Despite its fame, Odessa is a young city. Founded by Catherine the Great in 1794, two years after the end of the Russo-Turkish War, it was built on the remains of a small Muslim settlement. Before that there were the Scythians, a nomadic tribe of Ancient Iranians who once ruled most of what is now Ukraine, but would have passed out of history entirely if it hadn't been for Herodotus and the second paragraph of the Declaration of Arbroath. All that's left of them in Odessa is an ersatz, glass-covered burial chamber near the top of the Potemkin Steps - the only thing in the entire city that's always spotlessly clean.
When Mark Twain visited here in the 1860s he described it as "having no sights to see". Nonetheless, he spent an enjoyable few days wandering about and eating ice cream.

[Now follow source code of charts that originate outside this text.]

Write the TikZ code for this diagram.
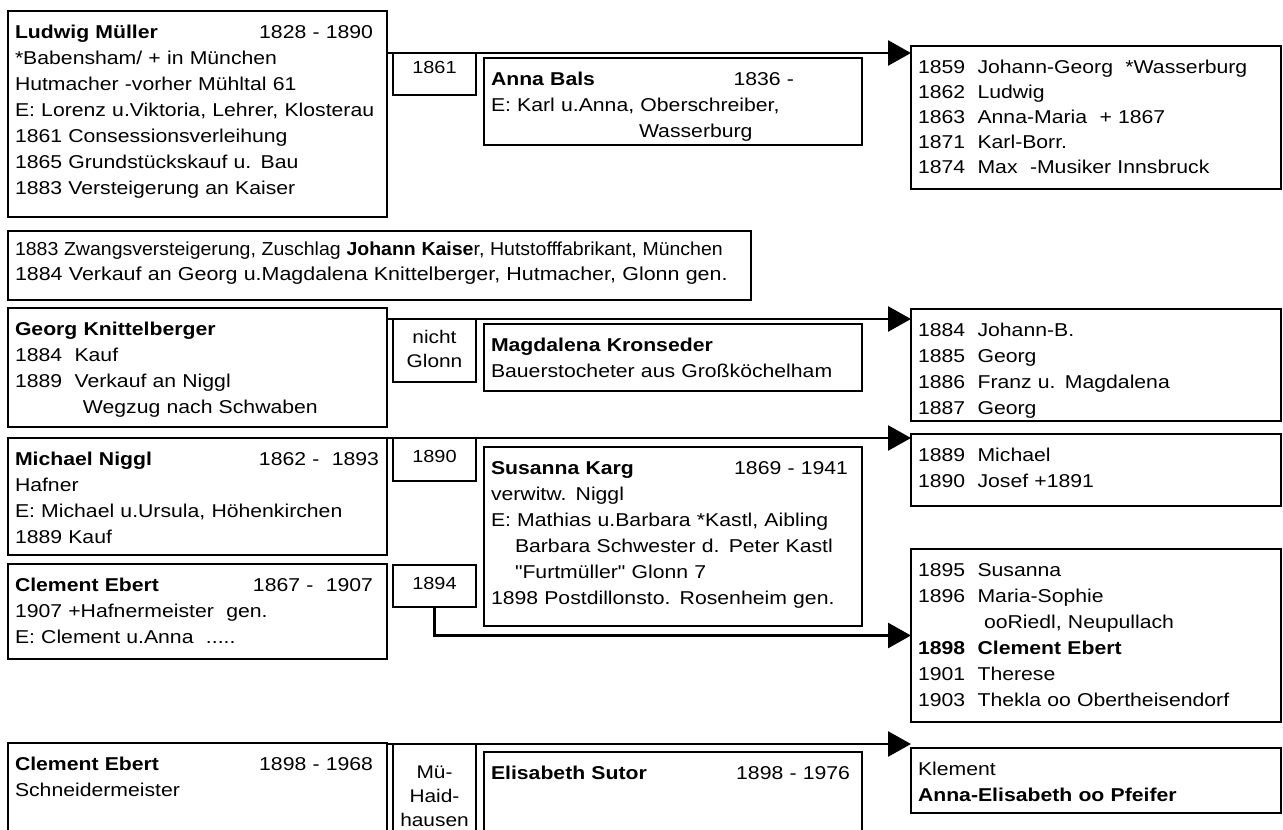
\documentclass[tikz,border=0pt]{standalone}
\usepackage{graphicx}
\usepackage{fontspec}
\setmainfont{Liberation Sans}[FakeStretch=1.14, Ligatures=TeXOff]
\usetikzlibrary{arrows.meta}
\newcommand{\lifespan}[2][0pt]{\hskip 0pt plus 1filll #2\kern#1\relax}

\begin{document}
\begin{tikzpicture}[x=1pt, y=-1pt, >={Triangle[length=23pt,width=25pt]},
  every box/.style={draw, line width=2.7pt, outer sep=0pt, inner sep=7pt,
    anchor=north west, align=left, text height=20pt,
    font=\fontsize{18.6}{26}\selectfont},
  datebox/.style={every box, inner sep=3pt, align=center, text width=77pt,
    text height=21pt, font=\fontsize{17.5}{24}\selectfont},
  link/.style={->, line width=2.7pt}]

\fill[white] (0,0) rectangle (1283,830);
\useasboundingbox (0,0) rectangle (1283,830);
\clip (0,0) rectangle (1283,830);

% owners
\node [every box, text width=365pt, text depth=172pt] (man-1) at (8,11)
  {\textbf{Ludwig Müller}\lifespan[7pt]{1828 - 1890}\\
   {}*Babensham/ + in München\\
   Hutmacher -vorher Mühltal 61\\
   E: Lorenz u.Viktoria, Lehrer, Klosterau\\
   1861 Consessionsverleihung\\
   1865 Grundstückskauf u. Bau\\
   1883 Versteigerung an Kaiser};

\node [every box, text width=729pt, text height=17pt, text depth=38pt,
  font=\fontsize{18.8}{25}\selectfont] (sale) at (8,231)
  {\scalebox{0.91}[1]{1883 Zwangsversteigerung, Zuschlag \textbf{Johann Kaise}r, Hutstofffabrikant, München}\\
   1884 Verkauf an Georg u.Magdalena Knittelberger, Hutmacher, Glonn gen.};

\node [every box, text width=365pt, text depth=85pt] (man-2) at (8,308)
  {\textbf{Georg Knittelberger}\\
   1884~~Kauf\\
   1889~~Verkauf an Niggl\\
   \hspace*{68pt}Wegzug nach Schwaben};

\node [every box, text width=365pt, text depth=83pt] (man-3) at (8,438)
  {\textbf{Michael Niggl}\lifespan[1pt]{1862 -~~1893}\\
   Hafner\\
   E: Michael u.Ursula, Höhenkirchen\\
   1889 Kauf};

\node [every box, text width=365pt, text depth=61pt] (man-4) at (8,564)
  {\textbf{Clement Ebert}\lifespan[7pt]{1867 -~~1907}\\
   1907 +Hafnermeister~~gen.\\
   E: Clement u.Anna~~.....};

\node [every box, text width=365pt, text depth=93pt] (man-5) at (8,743)
  {\textbf{Clement Ebert}\lifespan[7pt]{1898 - 1968}\\
   Schneidermeister};

% marriage
\node [datebox, text height=17pt, text depth=19pt] (year-1) at (393,53) {1861};
\node [datebox, text depth=36pt, font=\fontsize{18.3}{24}\selectfont] (year-2) at (393,319) {nicht\\Glonn};
\node [datebox, text depth=16pt] (year-3) at (393,438) {1890};
\node [datebox, text depth=15pt] (year-4) at (393,565) {1894};
\node [datebox, text height=31pt, text depth=89pt, font=\fontsize{18.3}{24}\selectfont] (year-5) at (393,744) {Mü-\\Haid-\\hausen};

% wives
\node [every box, text width=364pt, text depth=53pt] (wife-1) at (484,58)
  {\textbf{Anna Bals}\lifespan[61pt]{1836 -}\\
   E: Karl u.Anna, Oberschreiber,\\
   \hspace*{148pt}Wasserburg};

\node [every box, text width=364pt, text depth=33pt] (wife-2) at (484,324)
  {\textbf{Magdalena Kronseder}\\
   Bauerstocheter aus Großköchelham};

\node [every box, text width=364pt, text depth=145pt] (wife-3) at (484,447)
  {\textbf{Susanna Karg}\lifespan[7pt]{1869 - 1941}\\
   verwitw. Niggl\\
   E: Mathias u.Barbara *Kastl, Aibling\\
   \hspace*{24pt}Barbara Schwester d. Peter Kastl\\
   \hspace*{24pt}"Furtmüller" Glonn 7\\
   1898 Postdillonsto. Rosenheim gen.};

\node [every box, text width=364pt, text depth=84pt] (wife-5) at (484,752)
  {\textbf{Elisabeth Sutor}\lifespan[5pt]{1898 - 1976}};

% children
\node [every box, text width=356pt, text depth=109pt,
  font=\fontsize{18.6}{25}\selectfont] (kids-1) at (911,46)
  {1859~~Johann-Georg~~*Wasserburg\\
   1862~~Ludwig\\
   1863~~Anna-Maria~~+ 1867\\
   1871~~Karl-Borr.\\
   1874~~Max~~-Musiker Innsbruck};

\node [every box, text width=356pt, text depth=78pt] (kids-2) at (911,309)
  {1884~~Johann-B.\\
   1885~~Georg\\
   1886~~Franz u. Magdalena\\
   1887~~Georg};

\node [every box, text width=356pt, text depth=38pt] (kids-3) at (911,434)
  {1889~~Michael\\
   1890~~Josef +1891};

\node [every box, text width=356pt, text depth=139pt] (kids-4) at (911,549)
  {1895~~Susanna\\
   1896~~Maria-Sophie\\
   \hspace*{66pt}ooRiedl, Neupullach\\
   \textbf{1898~~Clement Ebert}\\
   1901~~Therese\\
   1903~~Thekla oo Obertheisendorf};

\node [every box, text width=356pt, text depth=31pt] (kids-5) at (911,748)
  {Klement\\
   \textbf{Anna-Elisabeth oo Pfeifer}};

\foreach \i in {1,2,3,5}
  \draw [link] (man-\i.east |- year-\i.north) -- (kids-\i.west |- year-\i.north);

\draw [link] (year-4.south) |- (kids-4.west);

\end{tikzpicture}
\end{document}
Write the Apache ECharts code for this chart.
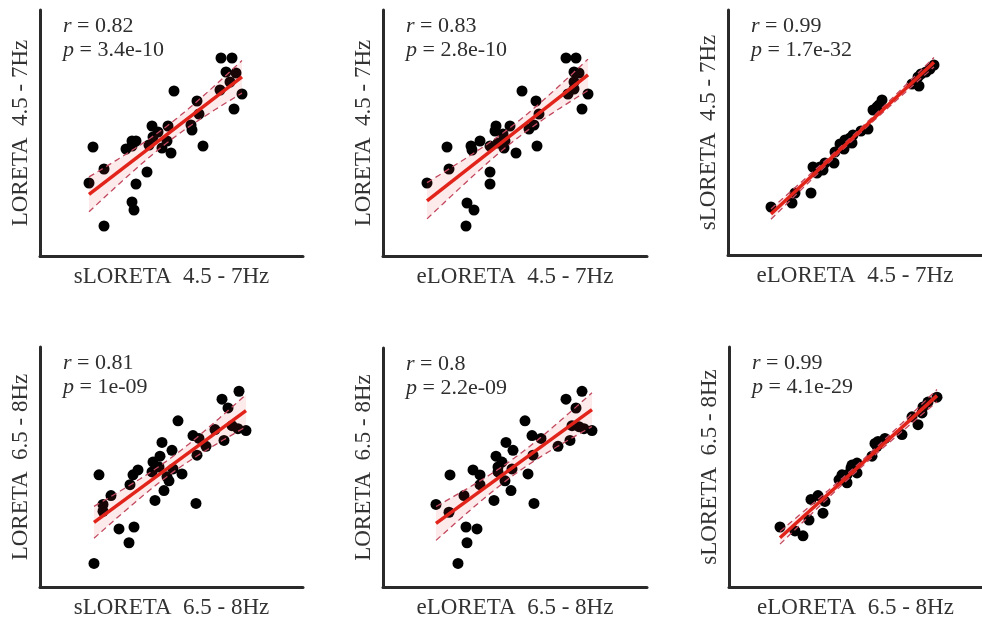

Even allowing for local pride, my students wouldn't disagree. "What are the main tourist attractions in Odessa?" I asked. "The Opera House," they replied as one. "There's nothing else worth seeing."
Things people love taking pictures of here: themselves, themselves and children, themselves in swimsuits (on the local equivalent of Facebook everyone has an album called Pictures of Me), themselves and small bronze sculptures, themselves and the fibreglass cow in front of Steakhouse, themselves and the Karen Millen shop.
1 comment:
Sod the opera house, any historical city worth its salt has to have a fibreglass cow.